Green Bay Packers on the Clock: LB Reggie Ragland

Part 2 of our series focuses on Alabama's Reggie Ragland, a three-down defender even if not an elite coverage linebacker.

By moving Clay Matthews back to outside linebacker, the Green Bay Packers might have solved one problem at the expense of creating another.

With Green Bay in the market for an inside linebacker — either a three-down defender or a pass-coverage role player — the Packers probably would jump at the chance of drafting Alabama’s Reggie Ragland when on the clock with the 27th pick of the first round next month. One scout said he could see Ragland falling that far, based on his lack of pure coverage ability. Another scout said Ragland is far more likely to wind up in the top 10 than he is to fall within Green Bay’s range.

Just as intriguing: Is Ragland even a player of prime interest for Green Bay? With Jake Ryan and Sam Barrington, the Packers probably feel pretty good about that duo playing as a run-stopping tandem in the middle of their 3-4 defense. What the Packers need is someone to play pass defense. That’s not Ragland’s forte.

“Reggie’s really got more range than short-area quickness,” said Senior Bowl executive director Phil Savage, who watched Ragland throughout his career in his role as analyst on Alabama’s radio broadcasts. “He builds speed as he moves around. He’s got a good feel for zone coverage.”

Of our top 12 inside linebacker prospects in this year’s draft, Ragland ranked ninth with a completion rate allowed of 64.1 percent, according to the STATS charts at He did, however, tie for third with seven passes defensed and right in the middle of the pack with 6.2 yards allowed per pass attempt.

“I know I can do it,” Ragland said at the Scouting Combine. “I’ve done it this year and I’ve shown people I can do it. It’s really just getting out there and keep proving people wrong, because I know a lot of people think I might not be able to do it. I want to show people I have good hips and I have fluid hips and I’m able to drop and cover and tackle people in space.”

As a zone defender or if playing man-to-man against most tight ends, Ragland would be fine in coverage, a scout said. The problem, however, is if Ragland gets matched up one-on-one against an athletic running back in the flat. Then again, the scout said, that’d be a mismatch for most inside linebackers.

“Other than an edge rusher vs. the offensive tackle, it’s the biggest athletic mismatch on the field,” he said.
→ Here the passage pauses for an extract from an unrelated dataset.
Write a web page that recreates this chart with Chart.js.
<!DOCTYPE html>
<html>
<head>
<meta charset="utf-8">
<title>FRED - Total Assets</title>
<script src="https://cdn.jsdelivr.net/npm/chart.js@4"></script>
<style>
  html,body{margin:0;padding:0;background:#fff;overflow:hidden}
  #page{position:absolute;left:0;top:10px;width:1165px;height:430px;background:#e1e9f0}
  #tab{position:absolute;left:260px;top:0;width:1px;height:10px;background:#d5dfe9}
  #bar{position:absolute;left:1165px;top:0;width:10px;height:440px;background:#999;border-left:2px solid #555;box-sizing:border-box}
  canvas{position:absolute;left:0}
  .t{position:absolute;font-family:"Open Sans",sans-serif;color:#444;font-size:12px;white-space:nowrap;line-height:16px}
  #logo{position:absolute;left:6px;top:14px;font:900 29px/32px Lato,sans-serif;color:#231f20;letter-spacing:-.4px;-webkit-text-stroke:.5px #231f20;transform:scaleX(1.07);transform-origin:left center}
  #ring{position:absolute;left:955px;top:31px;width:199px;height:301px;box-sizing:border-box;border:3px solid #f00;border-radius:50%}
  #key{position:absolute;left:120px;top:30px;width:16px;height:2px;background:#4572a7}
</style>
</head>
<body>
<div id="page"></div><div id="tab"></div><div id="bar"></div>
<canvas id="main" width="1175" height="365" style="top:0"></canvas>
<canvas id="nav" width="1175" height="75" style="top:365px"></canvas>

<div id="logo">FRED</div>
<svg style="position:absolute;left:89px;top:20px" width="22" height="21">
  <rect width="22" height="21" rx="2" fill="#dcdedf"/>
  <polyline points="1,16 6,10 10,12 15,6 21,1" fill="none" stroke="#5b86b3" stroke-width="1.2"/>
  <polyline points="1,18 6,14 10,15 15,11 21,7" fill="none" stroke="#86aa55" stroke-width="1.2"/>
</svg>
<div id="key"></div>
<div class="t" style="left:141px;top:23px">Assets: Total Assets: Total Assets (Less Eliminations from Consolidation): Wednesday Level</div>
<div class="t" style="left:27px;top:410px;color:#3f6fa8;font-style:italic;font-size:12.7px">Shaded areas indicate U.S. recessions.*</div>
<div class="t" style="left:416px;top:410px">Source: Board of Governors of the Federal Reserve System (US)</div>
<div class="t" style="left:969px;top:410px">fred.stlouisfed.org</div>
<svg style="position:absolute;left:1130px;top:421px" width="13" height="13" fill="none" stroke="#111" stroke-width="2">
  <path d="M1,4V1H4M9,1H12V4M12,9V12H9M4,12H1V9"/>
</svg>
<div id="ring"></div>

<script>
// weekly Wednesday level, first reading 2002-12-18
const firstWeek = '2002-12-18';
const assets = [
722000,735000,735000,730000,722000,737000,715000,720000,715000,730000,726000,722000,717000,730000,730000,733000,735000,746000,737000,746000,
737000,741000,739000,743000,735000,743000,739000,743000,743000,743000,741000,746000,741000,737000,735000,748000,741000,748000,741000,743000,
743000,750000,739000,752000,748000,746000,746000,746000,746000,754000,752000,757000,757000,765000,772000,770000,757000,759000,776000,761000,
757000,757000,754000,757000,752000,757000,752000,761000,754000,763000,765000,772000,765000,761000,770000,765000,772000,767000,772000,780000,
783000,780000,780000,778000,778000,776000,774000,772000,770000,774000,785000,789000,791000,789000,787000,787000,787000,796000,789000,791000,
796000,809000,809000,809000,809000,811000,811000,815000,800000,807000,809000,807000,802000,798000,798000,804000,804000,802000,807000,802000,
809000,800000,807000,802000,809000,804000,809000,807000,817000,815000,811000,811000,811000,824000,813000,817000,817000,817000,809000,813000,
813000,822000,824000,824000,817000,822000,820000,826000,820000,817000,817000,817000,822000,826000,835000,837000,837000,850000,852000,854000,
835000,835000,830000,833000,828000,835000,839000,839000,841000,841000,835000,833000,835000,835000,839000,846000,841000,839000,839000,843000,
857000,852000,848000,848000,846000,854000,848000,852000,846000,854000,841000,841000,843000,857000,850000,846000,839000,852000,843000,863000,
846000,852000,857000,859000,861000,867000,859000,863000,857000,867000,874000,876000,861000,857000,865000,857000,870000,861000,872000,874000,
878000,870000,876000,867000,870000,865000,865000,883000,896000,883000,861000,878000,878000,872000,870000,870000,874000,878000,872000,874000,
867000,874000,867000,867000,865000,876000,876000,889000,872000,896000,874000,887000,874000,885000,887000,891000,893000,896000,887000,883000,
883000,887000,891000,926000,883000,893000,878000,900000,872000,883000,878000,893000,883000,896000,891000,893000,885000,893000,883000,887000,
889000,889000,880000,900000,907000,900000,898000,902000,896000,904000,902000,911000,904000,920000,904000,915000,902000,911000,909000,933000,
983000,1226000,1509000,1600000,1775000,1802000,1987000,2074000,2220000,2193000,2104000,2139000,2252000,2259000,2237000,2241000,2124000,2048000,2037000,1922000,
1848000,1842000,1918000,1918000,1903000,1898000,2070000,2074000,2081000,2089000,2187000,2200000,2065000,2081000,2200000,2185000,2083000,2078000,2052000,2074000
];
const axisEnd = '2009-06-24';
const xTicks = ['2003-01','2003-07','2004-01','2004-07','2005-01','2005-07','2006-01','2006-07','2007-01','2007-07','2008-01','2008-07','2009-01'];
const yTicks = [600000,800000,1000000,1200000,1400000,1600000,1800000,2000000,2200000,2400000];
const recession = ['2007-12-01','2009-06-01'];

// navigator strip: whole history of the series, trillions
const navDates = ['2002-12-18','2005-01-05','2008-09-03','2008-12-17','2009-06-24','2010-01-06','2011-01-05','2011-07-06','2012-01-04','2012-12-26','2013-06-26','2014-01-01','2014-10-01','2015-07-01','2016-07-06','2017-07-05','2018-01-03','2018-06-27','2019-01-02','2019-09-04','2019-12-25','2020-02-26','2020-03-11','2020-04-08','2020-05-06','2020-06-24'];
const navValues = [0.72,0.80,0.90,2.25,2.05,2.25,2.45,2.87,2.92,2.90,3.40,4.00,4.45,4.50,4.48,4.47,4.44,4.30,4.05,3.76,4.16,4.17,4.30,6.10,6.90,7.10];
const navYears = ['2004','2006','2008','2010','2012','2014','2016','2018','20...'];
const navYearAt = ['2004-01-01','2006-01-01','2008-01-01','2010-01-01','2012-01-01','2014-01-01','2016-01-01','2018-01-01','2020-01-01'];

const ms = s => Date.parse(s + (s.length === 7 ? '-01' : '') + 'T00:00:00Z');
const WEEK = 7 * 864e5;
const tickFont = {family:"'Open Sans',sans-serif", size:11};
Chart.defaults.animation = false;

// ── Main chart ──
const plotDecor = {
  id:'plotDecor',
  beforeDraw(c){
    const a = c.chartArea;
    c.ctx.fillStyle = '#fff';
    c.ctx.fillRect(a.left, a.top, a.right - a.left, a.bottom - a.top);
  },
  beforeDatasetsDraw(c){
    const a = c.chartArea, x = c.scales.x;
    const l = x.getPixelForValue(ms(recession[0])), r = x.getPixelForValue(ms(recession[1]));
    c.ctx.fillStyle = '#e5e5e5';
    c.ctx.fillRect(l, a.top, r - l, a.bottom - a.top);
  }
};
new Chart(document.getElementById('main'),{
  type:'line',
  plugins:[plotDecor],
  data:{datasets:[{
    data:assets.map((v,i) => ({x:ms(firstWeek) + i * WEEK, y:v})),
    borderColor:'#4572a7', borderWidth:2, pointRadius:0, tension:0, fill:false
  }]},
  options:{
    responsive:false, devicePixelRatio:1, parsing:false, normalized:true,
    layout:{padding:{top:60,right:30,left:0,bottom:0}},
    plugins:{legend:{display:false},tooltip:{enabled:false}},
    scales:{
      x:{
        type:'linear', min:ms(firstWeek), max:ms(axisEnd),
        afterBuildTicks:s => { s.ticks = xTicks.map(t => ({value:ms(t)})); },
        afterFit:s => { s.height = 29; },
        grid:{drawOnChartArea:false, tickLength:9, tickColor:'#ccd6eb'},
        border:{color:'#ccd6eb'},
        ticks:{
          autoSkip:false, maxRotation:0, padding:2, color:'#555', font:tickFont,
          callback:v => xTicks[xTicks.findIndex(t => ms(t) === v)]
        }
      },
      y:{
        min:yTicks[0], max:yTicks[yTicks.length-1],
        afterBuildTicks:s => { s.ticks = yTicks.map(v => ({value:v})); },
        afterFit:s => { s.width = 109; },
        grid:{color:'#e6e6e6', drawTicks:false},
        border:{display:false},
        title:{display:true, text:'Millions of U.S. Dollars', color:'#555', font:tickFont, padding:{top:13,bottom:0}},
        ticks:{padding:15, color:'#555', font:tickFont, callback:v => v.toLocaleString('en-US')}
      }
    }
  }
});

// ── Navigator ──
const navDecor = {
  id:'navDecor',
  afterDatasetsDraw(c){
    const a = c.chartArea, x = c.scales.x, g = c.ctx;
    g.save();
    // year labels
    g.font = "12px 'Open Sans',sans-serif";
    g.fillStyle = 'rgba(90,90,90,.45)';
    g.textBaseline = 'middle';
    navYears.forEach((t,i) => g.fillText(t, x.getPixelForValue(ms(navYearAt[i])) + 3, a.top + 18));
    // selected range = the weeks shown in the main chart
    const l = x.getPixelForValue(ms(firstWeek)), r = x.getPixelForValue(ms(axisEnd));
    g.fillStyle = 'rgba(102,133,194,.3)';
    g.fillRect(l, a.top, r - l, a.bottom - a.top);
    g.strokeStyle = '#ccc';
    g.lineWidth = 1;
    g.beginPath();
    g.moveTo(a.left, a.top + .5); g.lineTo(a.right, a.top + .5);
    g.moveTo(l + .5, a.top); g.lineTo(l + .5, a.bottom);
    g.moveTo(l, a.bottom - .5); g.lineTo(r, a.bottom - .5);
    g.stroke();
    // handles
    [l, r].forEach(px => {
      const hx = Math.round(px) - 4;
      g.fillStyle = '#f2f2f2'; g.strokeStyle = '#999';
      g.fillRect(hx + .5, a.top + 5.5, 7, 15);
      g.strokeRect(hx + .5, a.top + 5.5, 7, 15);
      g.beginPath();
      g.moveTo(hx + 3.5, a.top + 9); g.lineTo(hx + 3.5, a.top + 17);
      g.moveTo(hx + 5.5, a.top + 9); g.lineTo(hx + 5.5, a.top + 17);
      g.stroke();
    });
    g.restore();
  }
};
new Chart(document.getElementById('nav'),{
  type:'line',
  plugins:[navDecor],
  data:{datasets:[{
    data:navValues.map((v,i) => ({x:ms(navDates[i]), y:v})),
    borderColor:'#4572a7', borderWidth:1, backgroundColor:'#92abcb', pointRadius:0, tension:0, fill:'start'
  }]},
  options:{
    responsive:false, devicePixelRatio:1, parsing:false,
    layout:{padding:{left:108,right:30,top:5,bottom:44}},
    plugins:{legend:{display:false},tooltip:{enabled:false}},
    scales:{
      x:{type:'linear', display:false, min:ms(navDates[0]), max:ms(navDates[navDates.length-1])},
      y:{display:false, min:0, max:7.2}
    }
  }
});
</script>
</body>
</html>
What Ragland does well is stop the run. There’s not a better inside linebacker in this draft at that phase of the game. While his 102 tackles, 9.5 stuffs (tackle at or behind the line of scrimmage) and 20 run disruptions don’t jump off the page when comparing him to the other linebackers, it’s worth noting that 43 percent of his tackles came within 2 yards of the line of scrimmage. His five missed tackles were the fewest of our top 12 inside linebacker prospects.

“Ragland makes things happen on the field thanks to his range and tackling ability,” said longtime NFL scout Dave-Te’ Thomas. “He knows how to shorten the field by taking proper angles and has the lateral agility to flow to the ball. He stays square and does a good job of wrapping and securing. He plays at a good pad level and has become an elite, explosive hitter with the pop to drop running backs. The thing you immediately notice on film is his explosion behind his hits, as he generates a lot of pop in his hips. He is one of the most reliable tacklers in the college game and what separates him from others is his ease and ability to adjust and fit in space.”

Moreover, Ragland offers versatility as a pass rusher. While he had only 2.5 sacks, his 14 pressures ranked second among our top 12 inside linebackers, according to STATS. So, even if he isn’t good enough to serve as the dime linebacker, a position manned for most of last season by Joe Thomas and a role the Packers need to fill for the upcoming season, Ragland can stay on the field on third-and-long.

"He's got some pass rush abilities which we didn't really develop here because he didn't play that position for us and we had other guys who sort of did that pretty well for us," Alabama coach Nick Saban said at this month’s pro day. "I think that's an area that people will be surprised and how they'll be able to develop him as a pass rusher as well."

Inside or outside, Ragland will be an immediate starter, leader and defensive quarterback.

"A lot of teams like me playing off the edge," Ragland said, "but they’d love to see me being a true Mike and making all the calls."